After enlistees pay $1,200 per year to remain eligible for the benefits most of them never see one cent in return. Why? Because many if not most erstwhile scholars in uniform never serve three continuous years on active duty. Many don't complete even one!

Powers warns, "I found that a significant number of the involuntary discharges we imposed on first-term recruits was because they simply stopped trying - they discovered that the military wasn't what they thought it was going to be. Many of them told me that the military wasn't even close to what their recruiters told them it was going to be (either the recruiter lied to them, or they were guilty of 'selective listening.')" He adds "Education benefits for the Guard/Reserve Montgomery G. I. Bill are worth a total of $10,368. You must enlist for a period of six years or more."

See: "What the Recruiter Never Told You - Your Guide to U.S. Military" http://usmilitary.about.com/cs/joiningup/a/recruiter.htm Also see: "Education Benefits and Enlisted College/Commissioning Programs" http://usmilitary.about.com/cs/joiningup/a/recruiter8.htm

Not even $11 grand for six years risking life and limb for the USA? With the cost of college tuition that's a rather paltry reward. Keep in mind this is from a pro-military expert, a veteran whose own daughters serve in the Air Force.

The Chronicle of Higher Education reports: "[C]ritics of the GI Bill, including many veterans, say it does not come close to meeting the financial needs of the modern soldier, and the benefits are often difficult to obtain.... 'It's inadequate, and well short of what is needed to pay for the cost of education at a state institution,' says Steve Robertson, legislative-affairs director for the American Legion."

But misleading promises work because "'Students hear the amount, and it's a big number, and they can't imagine that it wouldn't pay the full amount,' says Phillip Gainous, principal of Montgomery Blair High School, in Silver Spring, Md., where the percentage of students who enlist in the armed services right after high school is 1.5 times as high as the county average. 'Their mindset is that it's nothing to worry about, that they'll have it covered by the time college comes around.'"

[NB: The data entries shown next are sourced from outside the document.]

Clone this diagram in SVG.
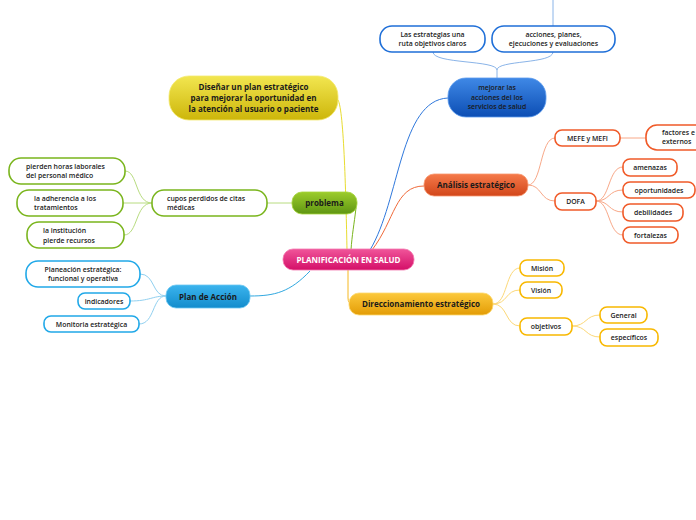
<svg xmlns="http://www.w3.org/2000/svg" width="696" height="520" viewBox="0 0 696 520">
<defs>
<linearGradient id="gPink" x1="0" y1="0" x2="0" y2="1"><stop offset="0" stop-color="#f0559a"/><stop offset="1" stop-color="#d40f68"/></linearGradient>
<linearGradient id="gGreen" x1="0" y1="0" x2="0" y2="1"><stop offset="0" stop-color="#9ccc2c"/><stop offset="1" stop-color="#5f9612"/></linearGradient>
<linearGradient id="gYellow" x1="0" y1="0" x2="0" y2="1"><stop offset="0" stop-color="#f2e650"/><stop offset="1" stop-color="#cdb60a"/></linearGradient>
<linearGradient id="gBlue" x1="0" y1="0" x2="0" y2="1"><stop offset="0" stop-color="#3f88e6"/><stop offset="1" stop-color="#0c4eb4"/></linearGradient>
<linearGradient id="gOrange" x1="0" y1="0" x2="0" y2="1"><stop offset="0" stop-color="#f57a4a"/><stop offset="1" stop-color="#d2461a"/></linearGradient>
<linearGradient id="gAmber" x1="0" y1="0" x2="0" y2="1"><stop offset="0" stop-color="#fcc93c"/><stop offset="1" stop-color="#e39c05"/></linearGradient>
<linearGradient id="gSky" x1="0" y1="0" x2="0" y2="1"><stop offset="0" stop-color="#3bb4ee"/><stop offset="1" stop-color="#128ccc"/></linearGradient>
</defs>
<style>
text{font-family:"Open Sans","Noto Sans","DejaVu Sans",sans-serif;fill:#1a1a1a;text-anchor:middle}
.m{font-size:8px;font-weight:700}
.l{font-size:6.9px;font-weight:600}
.s{text-anchor:start}
.w{fill:#ffffff}
.leaf{fill:#ffffff;stroke-width:1.6}
.c{fill:none;stroke-width:1}
</style>

<g id="connectors">
<path class="c" d="M553 0 L553 52" stroke="#8ab4e8"/>
<path class="c" d="M433 52 C433 64 497 60 497 70 L497 78" stroke="#8ab4e8"/>
<path class="c" d="M553 52 C553 64 497 60 497 70" stroke="#8ab4e8"/>
<path class="c" d="M370 250 C400 200 400 100 448 98" stroke="#2f78dc" stroke-width="1.3"/>
<path class="c" d="M372 250 C395 220 395 186 424 186" stroke="#f06a3a" stroke-width="1.3"/>
<path class="c" d="M338 100 C344 110 346 200 347 250" stroke="#e8dc30" stroke-width="1.5"/>
<path class="c" d="M356 208 C354 225 352 235 351 250" stroke="#7ab51d" stroke-width="1.5"/>
<path class="c" d="M292 203 L267 203" stroke="#b8dc80"/>
<path class="c" d="M152 203 C135 203 138 171 125 171" stroke="#b8dc80"/>
<path class="c" d="M152 203 L123 203" stroke="#b8dc80"/>
<path class="c" d="M152 203 C135 203 138 235 124 235" stroke="#b8dc80"/>
<path class="c" d="M310 271 C290 292 275 296 250 296" stroke="#30a8e0" stroke-width="1.3"/>
<path class="c" d="M166 296 C152 296 155 274 140 274" stroke="#90d0f0"/>
<path class="c" d="M166 296 C152 296 150 301 130 301" stroke="#90d0f0"/>
<path class="c" d="M166 296 C152 296 155 324 139 324" stroke="#90d0f0"/>
<path class="c" d="M348 270 L348 298 Q348 304 353 304" stroke="#f6b820" stroke-width="1.5"/>
<path class="c" d="M493 304 C508 304 505 268 520 268" stroke="#fcd878"/>
<path class="c" d="M493 304 C508 304 505 290 520 290" stroke="#fcd878"/>
<path class="c" d="M493 304 C508 304 505 326 520 326" stroke="#fcd878"/>
<path class="c" d="M572 326 C587 326 585 315 600 315" stroke="#fcd878"/>
<path class="c" d="M572 326 C587 326 585 337 600 337" stroke="#fcd878"/>
<path class="c" d="M528 185 C542 185 540 138 555 138" stroke="#f8a888"/>
<path class="c" d="M528 185 C542 185 540 201 555 201" stroke="#f8a888"/>
<path class="c" d="M620 138 L646 138" stroke="#f8a888"/>
<path class="c" d="M596 201 C610 201 608 167 623 167" stroke="#f8a888"/>
<path class="c" d="M596 201 C610 201 608 190 623 190" stroke="#f8a888"/>
<path class="c" d="M596 201 C610 201 608 212 623 212" stroke="#f8a888"/>
<path class="c" d="M596 201 C610 201 608 235 623 235" stroke="#f8a888"/>
</g>

<g id="n-estrategias"><rect class="leaf" x="380" y="26" width="105" height="26" rx="12" stroke="#1f6fd8"/><text class="l" x="432.5" y="37">Las estrategias una</text><text class="l" x="432.5" y="46">ruta objetivos claros</text></g>
<g id="n-acciones"><rect class="leaf" x="492" y="26" width="123" height="26" rx="12" stroke="#1f6fd8"/><text class="l" x="553.5" y="37">acciones, planes,</text><text class="l" x="553.5" y="46">ejecuciones y evaluaciones</text></g>
<g id="n-mejorar"><rect x="448" y="78" width="98" height="39" rx="18" fill="url(#gBlue)" stroke="#5a9aee" stroke-width="0.8"/><text class="l" x="497" y="90">mejorar las</text><text class="l" x="497" y="99.5">acciones del los</text><text class="l" x="497" y="109">servicios de salud</text></g>
<g id="n-disenar"><rect x="169" y="76" width="169" height="44" rx="20" fill="url(#gYellow)" stroke="#f4ea70" stroke-width="0.8"/><text class="m" x="253.5" y="90">Diseñar un plan estratégico</text><text class="m" x="253.5" y="101">para mejorar la oportunidad en</text><text class="m" x="253.5" y="112">la atención al usuario o paciente</text></g>
<g id="n-problema"><rect x="292" y="192" width="65" height="22" rx="10" fill="url(#gGreen)" stroke="#a6d43a" stroke-width="0.8"/><text class="m" x="324.5" y="206">problema</text></g>
<g id="n-cupos"><rect class="leaf" x="152" y="190" width="115" height="26" rx="12" stroke="#7ab51d"/><text class="l s" x="167" y="201">cupos perdidos de citas</text><text class="l s" x="167" y="210">médicas</text></g>
<g id="n-pierden"><rect class="leaf" x="9" y="158" width="116" height="26" rx="12" stroke="#7ab51d"/><text class="l s" x="26" y="169">pierden horas laborales</text><text class="l s" x="26" y="178">del personal médico</text></g>
<g id="n-adherencia"><rect class="leaf" x="17" y="190" width="106" height="26" rx="12" stroke="#7ab51d"/><text class="l s" x="34" y="201">la adherencia a los</text><text class="l s" x="34" y="210">tratamientos</text></g>
<g id="n-institucion"><rect class="leaf" x="27" y="222" width="97" height="26" rx="12" stroke="#7ab51d"/><text class="l s" x="43" y="233">la institución</text><text class="l s" x="43" y="243">pierde recursos</text></g>
<g id="n-central"><rect x="283" y="249" width="131" height="21" rx="10" fill="url(#gPink)" stroke="#f47ab0" stroke-width="0.8"/><text class="m w" x="348.5" y="262.5">PLANIFICACIÓN EN SALUD</text></g>
<g id="n-plan"><rect x="166" y="285" width="84" height="23" rx="10" fill="url(#gSky)" stroke="#6cc8f2" stroke-width="0.8"/><text class="m" x="208" y="299.5">Plan de Acción</text></g>
<g id="n-planeacion"><rect class="leaf" x="26" y="261" width="114" height="26" rx="12" stroke="#20a8e8"/><text class="l" x="83" y="272">Planeación estratégica:</text><text class="l" x="83" y="281">funcional y operativa</text></g>
<g id="n-indicadores"><rect class="leaf" x="78" y="293" width="52" height="16" rx="7" stroke="#20a8e8"/><text class="l" x="104" y="303.5">indicadores</text></g>
<g id="n-monitoria"><rect class="leaf" x="44" y="316" width="95" height="16" rx="7" stroke="#20a8e8"/><text class="l" x="91.5" y="326.5">Monitoria estratégica</text></g>
<g id="n-analisis"><rect x="424" y="174" width="104" height="22" rx="10" fill="url(#gOrange)" stroke="#f89870" stroke-width="0.8"/><text class="m" x="476" y="188">Análisis estratégico</text></g>
<g id="n-mefe"><rect class="leaf" x="555" y="130" width="65" height="16" rx="7" stroke="#f05a28"/><text class="l" x="587.5" y="140.5">MEFE y MEFI</text></g>
<g id="n-factores"><rect class="leaf" x="646" y="125" width="70" height="25" rx="11" stroke="#f05a28"/><text class="l s" x="662" y="135">factores e</text><text class="l s" x="662" y="144">externos</text></g>
<g id="n-dofa"><rect class="leaf" x="555" y="193" width="41" height="17" rx="7" stroke="#f05a28"/><text class="l" x="575.5" y="204">DOFA</text></g>
<g id="n-amenazas"><rect class="leaf" x="623" y="159" width="54" height="17" rx="7" stroke="#f05a28"/><text class="l" x="650" y="170">amenazas</text></g>
<g id="n-oportunidades"><rect class="leaf" x="623" y="182" width="72" height="16" rx="7" stroke="#f05a28"/><text class="l" x="659" y="192.5">oportunidades</text></g>
<g id="n-debilidades"><rect class="leaf" x="623" y="204" width="60" height="17" rx="7" stroke="#f05a28"/><text class="l" x="653" y="215">debilidades</text></g>
<g id="n-fortalezas"><rect class="leaf" x="623" y="227" width="55" height="16" rx="7" stroke="#f05a28"/><text class="l" x="650.5" y="237.5">fortalezas</text></g>
<g id="n-direccionamiento"><rect x="349" y="293" width="144" height="22" rx="10" fill="url(#gAmber)" stroke="#fdd870" stroke-width="0.8"/><text class="m" x="421" y="307">Direccionamiento estratégico</text></g>
<g id="n-mision"><rect class="leaf" x="520" y="260" width="44" height="16" rx="7" stroke="#f8b800"/><text class="l" x="542" y="270.5">Misión</text></g>
<g id="n-vision"><rect class="leaf" x="520" y="282" width="42" height="16" rx="7" stroke="#f8b800"/><text class="l" x="541" y="292.5">Visión</text></g>
<g id="n-objetivos"><rect class="leaf" x="520" y="318" width="52" height="17" rx="7" stroke="#f8b800"/><text class="l" x="546" y="329">objetivos</text></g>
<g id="n-general"><rect class="leaf" x="600" y="307" width="47" height="16" rx="7" stroke="#f8b800"/><text class="l" x="623.5" y="317.5">General</text></g>
<g id="n-especificos"><rect class="leaf" x="600" y="329" width="58" height="17" rx="7" stroke="#f8b800"/><text class="l" x="629" y="340">específicos</text></g>
</svg>
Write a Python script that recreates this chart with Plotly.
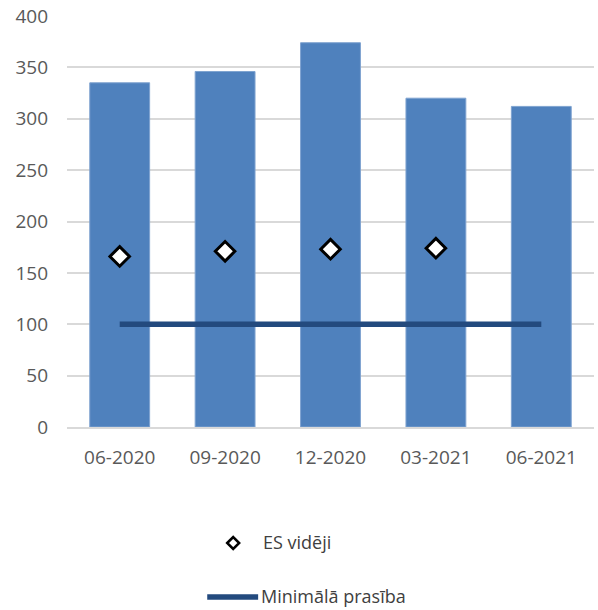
import plotly.graph_objects as go

# Quarterly periods
periods = ["06-2020", "09-2020", "12-2020", "03-2021", "06-2021"]
# Bank indicator (bars)
bank_values = [335, 346, 374, 320, 312]
# EU average (diamond markers); no value for the last period
eu_average = [166, 171, 173, 174, None]
# Minimum requirement (flat line)
min_requirement = [100, 100, 100, 100, 100]

y_ticks = [0, 50, 100, 150, 200, 250, 300, 350, 400]

BAR_COLOR = "#4F81BD"
LINE_COLOR = "#234A7E"
TEXT_COLOR = "#595959"
FONT = "Open Sans"

fig = go.Figure()

fig.add_trace(go.Bar(
    x=periods, y=bank_values,
    marker=dict(color=BAR_COLOR, line=dict(color="#7FA3D0", width=1)),
    showlegend=False, hoverinfo="x+y",
))

fig.add_trace(go.Scatter(
    x=periods, y=min_requirement, mode="lines",
    line=dict(color=LINE_COLOR, width=5.5),
    name="Minimālā prasība", showlegend=False,
))

fig.add_trace(go.Scatter(
    x=periods, y=eu_average, mode="markers",
    marker=dict(symbol="diamond", size=15, color="white",
                line=dict(color="black", width=3)),
    name="ES vidēji", showlegend=False,
))

# Hand-built legend below the plot
legend_font = dict(family=FONT, size=18, color="#404040")
# diamond symbol
fig.add_shape(
    type="path", xref="paper", yref="paper",
    xsizemode="pixel", ysizemode="pixel",
    xanchor=(233 - 66.5) / 528, yanchor=(427 - 543) / 411,
    path="M -6,0 L 0,6 L 6,0 L 0,-6 Z",
    fillcolor="white", line=dict(color="black", width=2.5),
)
fig.add_annotation(
    xref="paper", yref="paper",
    x=(261 - 66.5) / 528, y=(427 - 542) / 411,
    text="ES vidēji", showarrow=False, xanchor="left", yanchor="middle",
    font=legend_font,
)
# line symbol
fig.add_shape(
    type="line", xref="paper", yref="paper",
    x0=(207 - 66.5) / 528, x1=(258 - 66.5) / 528,
    y0=(427 - 597) / 411, y1=(427 - 597) / 411,
    line=dict(color=LINE_COLOR, width=5.5),
)
fig.add_annotation(
    xref="paper", yref="paper",
    x=(259 - 66.5) / 528, y=(427 - 596) / 411,
    text="Minimālā prasība", showarrow=False, xanchor="left", yanchor="middle",
    font=legend_font,
)

fig.update_layout(
    width=598, height=610,
    margin=dict(l=66.5, r=3.5, t=16, b=183),
    plot_bgcolor="white", paper_bgcolor="white",
    bargap=0.432,
    font=dict(family=FONT, size=19, color=TEXT_COLOR),
)
fig.update_xaxes(
    showgrid=False, showline=True, linecolor="#D9D9D9", linewidth=1.5,
    ticks="", ticklabelstandoff=12, tickfont=dict(size=19, color=TEXT_COLOR),
)
fig.update_yaxes(
    range=[0, 400], tickvals=y_ticks, showgrid=True, gridcolor="#D9D9D9",
    gridwidth=1.5, zeroline=False, showline=False, ticks="",
    ticklabelstandoff=18, tickfont=dict(size=19, color=TEXT_COLOR),
)

fig.write_html("out.html")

See: "Military recruiters promise 'money for college,' but recent veterans find that tuition benefits fall short" http://chronicle.com/free/v51/i36/36a03101.htm

As the military keeps missing quotas, recruiters keep misleading if not lying to young kids The US military supports these deceptions with fantastic ads - paid for by our tax dollars - packed with special effects and empty promises.

In addition to its unfunded mandates, faulty premises and other broken promises, the "No Child Left Behind" Act lets recruiters abuse access to kids through public schools again using our tax money to trick our kids into risking their lives for reckless, feckless military aggression. It might as well be called "No Child Left Alone." That's why leavemychildalone.org's work is so important.